Collected data:

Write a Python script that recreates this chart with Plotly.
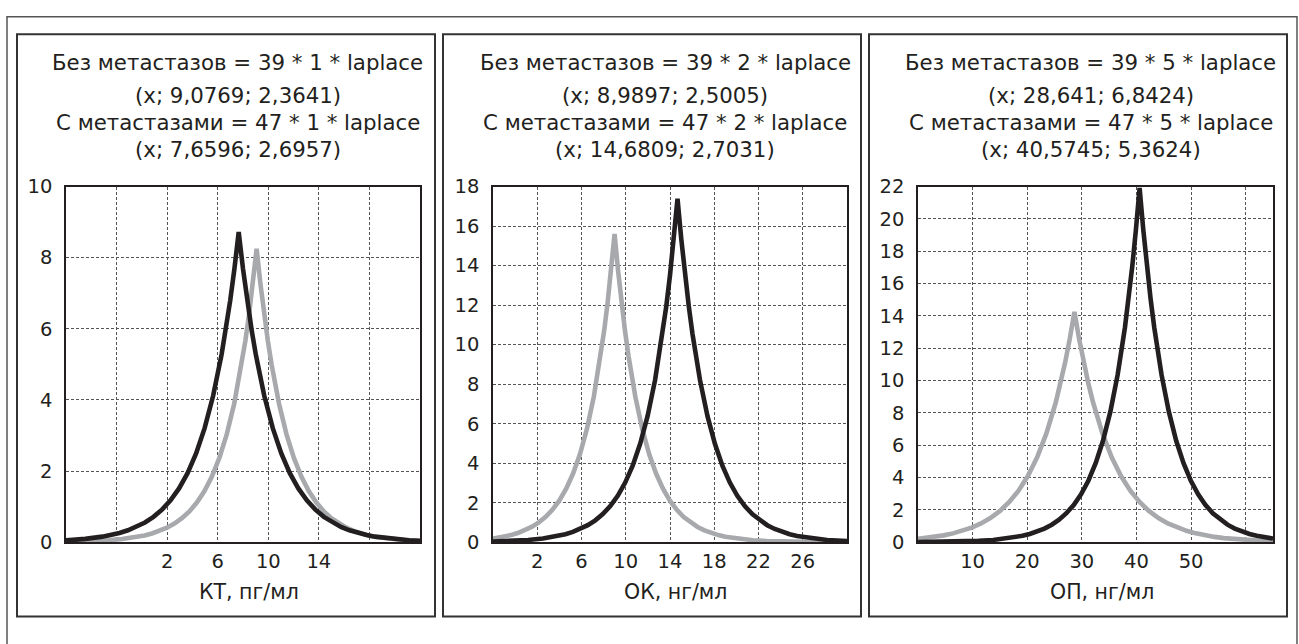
import plotly.graph_objects as go

W, H = 1299, 644

# ---------------- data ----------------
# Panel 1: КТ, пг/мл
kt_gray_x = [-6, -5.1077, -3.9257, -2.7436, -1.5616, -0.3795, 0.2115, 0.8025, 1.3936, 1.9846,
             2.5756, 3.1666, 3.7577, 4.3487, 4.9397, 5.5307, 6.1218, 6.7128, 7.3038, 7.8948,
             8.1904, 8.4859, 8.7814, 9.0769, 9.3724, 9.6679, 9.9634, 10.2590, 10.8500, 11.4410,
             12.0320, 12.6231, 13.2141, 13.8051, 14.3961, 14.9872, 15.5782, 16.1692, 16.7602,
             17.3513, 17.9423, 18.5333, 19.7154, 20.8974, 22]
kt_gray_y = [0.0140, 0.0205, 0.0337, 0.0556, 0.0916, 0.1509, 0.1938, 0.2491, 0.3200, 0.4108,
             0.5271, 0.6772, 0.8694, 1.1160, 1.4336, 1.8402, 2.3632, 3.0346, 3.8965, 5.0027,
             5.6691, 6.4239, 7.2792, 8.2484, 7.2792, 6.4239, 5.6691, 5.0027, 3.8965, 3.0346,
             2.3632, 1.8402, 1.4336, 1.1160, 0.8694, 0.6772, 0.5271, 0.4108, 0.3200,
             0.2491, 0.1938, 0.1509, 0.0916, 0.0556, 0.0349]
kt_black_x = [-6, -5.8189, -4.4711, -3.1232, -2.4493, -1.7754, -1.1014, -0.4275, 0.2464, 0.9203,
              1.5943, 2.2682, 2.9421, 3.6160, 4.2900, 4.9639, 5.6378, 6.3117, 6.6487, 6.9857,
              7.3226, 7.6596, 7.9966, 8.3335, 8.6705, 9.0075, 9.6814, 10.3553, 11.0292, 11.7032,
              12.3771, 13.0510, 13.7249, 14.3989, 15.0728, 15.7467, 16.4206, 17.0946, 17.7685,
              18.4424, 19.7903, 21.1381, 22]
kt_black_y = [0.0549, 0.0588, 0.0968, 0.1595, 0.2049, 0.2633, 0.3382, 0.4341, 0.5571, 0.7157,
              0.9188, 1.1795, 1.5151, 1.9449, 2.4976, 3.2072, 4.1182, 5.2872, 5.9916, 6.7893,
              7.6933, 8.7176, 7.6933, 6.7893, 5.9916, 5.2872, 4.1182, 3.2072, 2.4976, 1.9449,
              1.5151, 1.1795, 0.9188, 0.7157, 0.5571, 0.4341, 0.3382, 0.2633, 0.2049,
              0.1595, 0.0968, 0.0588, 0.0427]

# Panel 2: ОК, нг/мл
ok_gray_x = [-2, -1.0123, -0.3872, 0.2379, 0.8631, 1.4882, 2.1133, 2.7384, 3.3636, 3.9887,
             4.6138, 5.2389, 5.8641, 6.4892, 7.1143, 7.7394, 8.0520, 8.3646, 8.6771, 8.9897,
             9.3023, 9.6148, 9.9274, 10.2400, 10.8651, 11.4902, 12.1153, 12.7405, 13.3656,
             13.9907, 14.6158, 15.2410, 15.8661, 16.4912, 17.1163, 17.7415, 18.3666, 18.9917,
             20.2420, 21.4922, 22.7425, 23.9927, 25.2430, 26.4932, 27.7435, 28.9937, 30]
ok_gray_y = [0.1923, 0.2854, 0.3665, 0.4710, 0.6052, 0.7767, 0.9966, 1.2805, 1.6439, 2.1103,
             2.7107, 3.4797, 4.4685, 5.7381, 7.3680, 9.4595, 10.7197, 12.1469, 13.7643, 15.5969,
             13.7643, 12.1469, 10.7197, 9.4595, 7.3680, 5.7381, 4.4685, 3.4797, 2.7107,
             2.1103, 1.6439, 1.2805, 0.9966, 0.7767, 0.6052, 0.4710, 0.3665, 0.2854,
             0.1731, 0.1051, 0.0637, 0.0387, 0.0234, 0.0142, 0.0086, 0.0052, 0.0035]
ok_black_x = [-2, -1.5377, -0.1862, 1.1654, 2.5169, 3.8685, 4.5443, 5.2200, 5.8958, 6.5716,
              7.2474, 7.9231, 8.5989, 9.2747, 9.9505, 10.6262, 11.3020, 11.9778, 12.6536, 13.3293,
              13.6672, 14.0051, 14.3430, 14.6809, 15.0188, 15.3567, 15.6946, 16.0325, 16.7082,
              17.3840, 18.0598, 18.7356, 19.4113, 20.0871, 20.7629, 21.4387, 22.1144, 22.7902,
              23.4660, 24.1418, 24.8175, 25.4933, 26.8449, 28.1964, 29.5480, 30]
ok_black_y = [0.0363, 0.0431, 0.0711, 0.1172, 0.1930, 0.3182, 0.4086, 0.5251, 0.6746, 0.8659,
              1.1111, 1.4275, 1.8326, 2.3525, 3.0219, 3.8791, 4.9815, 6.3968, 8.2138, 10.5455,
              11.9503, 13.5413, 15.3444, 17.3874, 15.3444, 13.5413, 11.9503, 10.5455, 8.2138,
              6.3968, 4.9815, 3.8791, 3.0219, 2.3525, 1.8326, 1.4275, 1.1111, 0.8659,
              0.6746, 0.5251, 0.4086, 0.3182, 0.1930, 0.1172, 0.0711, 0.0602]

# Panel 3: ОП, нг/мл
op_gray_x = [0, 1.2714, 2.9820, 4.6926, 6.4032, 8.1138, 9.8244, 11.5350, 13.2456, 14.9562,
             16.6668, 18.3774, 20.0880, 21.7986, 23.5092, 25.2198, 26.0751, 26.9304, 27.7857,
             28.641, 29.4963, 30.3516, 31.2069, 32.0622, 33.7728, 35.4834, 37.1940, 38.9046,
             40.6152, 42.3258, 44.0364, 45.7470, 47.4576, 49.1682, 50.8788, 52.5894, 54.3000,
             56.0106, 59.4318, 62.8530, 65]
op_gray_y = [0.2165, 0.2608, 0.3349, 0.4303, 0.5529, 0.7096, 0.9105, 1.1699, 1.5019, 1.9279,
             2.4765, 3.1790, 4.0825, 5.2424, 6.7314, 8.6423, 9.7936, 11.0974, 12.5751,
             14.2494, 12.5751, 11.0974, 9.7936, 8.6423, 6.7314, 5.2424, 4.0825, 3.1790,
             2.4765, 1.9279, 1.5019, 1.1699, 0.9105, 0.7096, 0.5529, 0.4303, 0.3349,
             0.2608, 0.1582, 0.0960, 0.0702]
op_black_x = [0, 3.0377, 5.7189, 8.4001, 11.0813, 13.7625, 16.4437, 19.1249, 20.4655, 21.8061,
              23.1467, 24.4873, 25.8279, 27.1685, 28.5091, 29.8497, 31.1903, 32.5309, 33.8715,
              35.2121, 36.5527, 37.8933, 38.5636, 39.2339, 39.9042, 40.5745, 41.2448, 41.9151,
              42.5854, 43.2557, 44.5963, 45.9369, 47.2775, 48.6181, 49.9587, 51.2993, 52.6399,
              53.9805, 55.3211, 56.6617, 58.0023, 59.3429, 60.6835, 62.0241, 64.7053, 65]
op_black_y = [0.0113, 0.0200, 0.0329, 0.0543, 0.0896, 0.1477, 0.2432, 0.4010, 0.5149, 0.6617,
              0.8502, 1.0912, 1.4002, 1.7990, 2.3095, 2.9647, 3.8083, 4.8885, 6.2777,
              8.0614, 10.3511, 13.2895, 15.0600, 17.0649, 19.3372, 21.9118, 19.3372, 17.0649,
              15.0600, 13.2895, 10.3511, 8.0614, 6.2777, 4.8885, 3.8083, 2.9647, 2.3095,
              1.7990, 1.4002, 1.0912, 0.8502, 0.6617, 0.5149, 0.4010, 0.2432, 0.2302]

# tick values / labels
kt_xticks = [-6, -2, 2, 6, 10, 14, 18, 22]
kt_xlabels = ["", "", "2", "6", "10", "14", "", ""]
ok_xticks = [-2, 2, 6, 10, 14, 18, 22, 26, 30]
ok_xlabels = ["", "2", "6", "10", "14", "18", "22", "26", ""]
op_xticks = [0, 10, 20, 30, 40, 50, 60]
op_xlabels = ["", "10", "20", "30", "40", "50", ""]

kt_yticks = [0, 2, 4, 6, 8, 10]
ok_yticks = [0, 2, 4, 6, 8, 10, 12, 14, 16, 18]
op_yticks = [0, 2, 4, 6, 8, 10, 12, 14, 16, 18, 20, 22]

axis_titles = ["КТ, пг/мл", "ОК, нг/мл", "ОП, нг/мл"]
panel_titles = [
    ["Без метастазов = 39 * 1 * laplace", "(x; 9,0769; 2,3641)",
     "С метастазами = 47 * 1 * laplace", "(x; 7,6596; 2,6957)"],
    ["Без метастазов = 39 * 2 * laplace", "(x; 8,9897; 2,5005)",
     "С метастазами = 47 * 2 * laplace", "(x; 14,6809; 2,7031)"],
    ["Без метастазов = 39 * 5 * laplace", "(x; 28,641; 6,8424)",
     "С метастазами = 47 * 5 * laplace", "(x; 40,5745; 5,3624)"],
]

# ---------------- layout helpers ----------------
def fx(p):
    return p / W

def fy(p):
    return 1 - p / H

GRAY = "#a7a9ac"
BLACK = "#231f20"
TEXT = "#231f20"
FONT = "DejaVu Sans"

plot_px = [(66, 420), (493, 847), (918, 1273)]
plot_top, plot_bot = 182, 551
box_px = [(17, 435), (443, 861), (869, 1287)]

series = [
    (kt_gray_x, kt_gray_y, kt_black_x, kt_black_y, kt_xticks, kt_xlabels, kt_yticks, [-6, 22], [0, 10]),
    (ok_gray_x, ok_gray_y, ok_black_x, ok_black_y, ok_xticks, ok_xlabels, ok_yticks, [-2, 30], [0, 18]),
    (op_gray_x, op_gray_y, op_black_x, op_black_y, op_xticks, op_xlabels, op_yticks, [0, 65], [0, 22]),
]

fig = go.Figure()
layout = dict(
    width=W, height=H, margin=dict(l=0, r=0, t=0, b=0),
    paper_bgcolor="white", plot_bgcolor="white", showlegend=False,
    font=dict(family=FONT, color=TEXT),
)

annotations = []
shapes = []

for i, (gx, gy, bx, by, xt, xl, yt, xr, yr) in enumerate(series):
    n = "" if i == 0 else str(i + 1)
    xa, ya = "x" + n, "y" + n
    fig.add_trace(go.Scatter(x=gx, y=gy, mode="lines", xaxis=xa, yaxis=ya,
                             line=dict(color=GRAY, width=4.6), name="Без метастазов",
                             hoverinfo="skip"))
    fig.add_trace(go.Scatter(x=bx, y=by, mode="lines", xaxis=xa, yaxis=ya,
                             line=dict(color=BLACK, width=4.6), name="С метастазами",
                             hoverinfo="skip"))
    x0, x1 = plot_px[i]
    common = dict(showline=True, mirror=True, linecolor=BLACK, linewidth=1.5,
                  showgrid=True, gridcolor="#555555", gridwidth=1, griddash="3px,2px",
                  zeroline=False, ticks="", tickfont=dict(family=FONT, size=19.5, color=TEXT),
                  fixedrange=True)
    layout["xaxis" + n] = dict(common, domain=[fx(x0), fx(x1)], range=xr,
                               tickmode="array", tickvals=xt, ticktext=xl,
                               anchor=ya, ticklabelstandoff=1)
    layout["yaxis" + n] = dict(common, domain=[fy(plot_bot), fy(plot_top)], range=yr,
                               tickmode="array", tickvals=yt,
                               ticktext=[str(v) for v in yt],
                               anchor=xa, ticklabelstandoff=8)
    cx = (x0 + x1) / 2
    annotations.append(dict(text=axis_titles[i], x=fx(cx + 6), y=fy(603), xref="paper", yref="paper",
                            xanchor="center", yanchor="middle", showarrow=False,
                            font=dict(family=FONT, size=20.5, color=TEXT)))
    for j, (txt, yy) in enumerate(zip(panel_titles[i], [53, 88, 116, 144])):
        annotations.append(dict(text=txt, x=fx(cx - 5), y=fy(yy), xref="paper", yref="paper",
                                xanchor="center", yanchor="middle", showarrow=False,
                                font=dict(family=FONT, size=21.3, color=TEXT)))
    b0, b1 = box_px[i]
    shapes.append(dict(type="rect", xref="paper", yref="paper",
                       x0=fx(b0), x1=fx(b1), y0=fy(628), y1=fy(24),
                       line=dict(color="#333333", width=2)))

# outer frame (open at the bottom edge of the image)
shapes.append(dict(type="rect", xref="paper", yref="paper",
                   x0=fx(7), x1=fx(1297), y0=fy(660), y1=fy(6),
                   line=dict(color="#555555", width=1.5)))

layout["annotations"] = annotations
layout["shapes"] = shapes
fig.update_layout(**layout)

fig.write_html("out.html", config={"displayModeBar": False},
               post_script="document.body.style.margin='0';document.body.style.overflow='hidden';")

Written request: Look at the listing and set down only the lines from its start through the line with "W, H = 1299, 644", word for word and without pictures.

Response:
Write a Python script that recreates this chart with Plotly.
import plotly.graph_objects as go

W, H = 1299, 644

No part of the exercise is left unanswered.